What happens if a baby needs to be re-screened?
It is important for you to understand that referral for a second screening does not necessarily means that your baby has a hearing loss. The most common reasons that a your baby would need a re-screening include otitis media with effusion, an ear canal blocked with debris, or a permanent hear loss.
If a child passes the newborn screen, when should they be tested again?
Children with any risk factors for progressive hearing loss should continue to have their hearing monitored. If speech-language milestones are delayed, the child’s hearing should be re-evaluated.
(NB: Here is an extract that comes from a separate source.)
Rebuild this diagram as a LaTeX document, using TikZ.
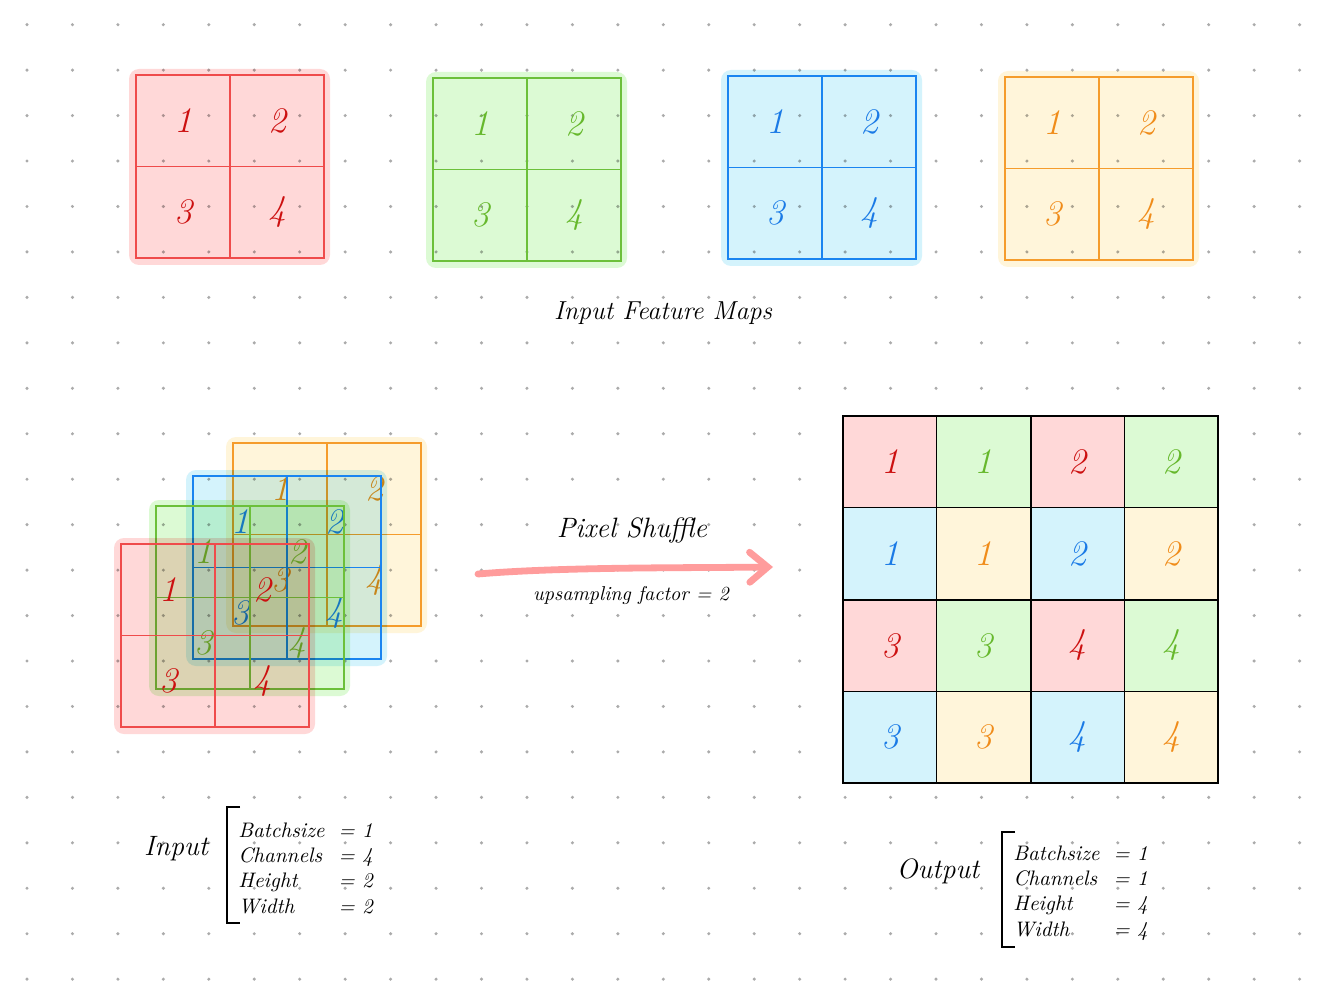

Also, if the you are concerned about your child’s hearing re-evaluation is usually appropriate.
What if a hearing loss is identified?
The goal of universal new born hearing screening is to identify children with hearing loss early, in order to initiate intervention services by six months of age intervention services include properly fitted amplification family, focused communication strategies early childhood services, and parental support groups.
Why not wait until babies are older?
The critical ears for the acquisition of speech and language are 0-3 making early identification crucial. Children with hearing loss, even those with mild to moderate losses, who are identified later in life, may have social- emotional difficulties as well as language and educational delays. Parent child relationship are compromised there is an unrecognized difference in hearing status between parent and child. The earlier that hearing loss is identified and intervention begins, the more natural parent-child communication may become, this enhance parent-child bounding and the child’s social- emotional , cognitive, and language development.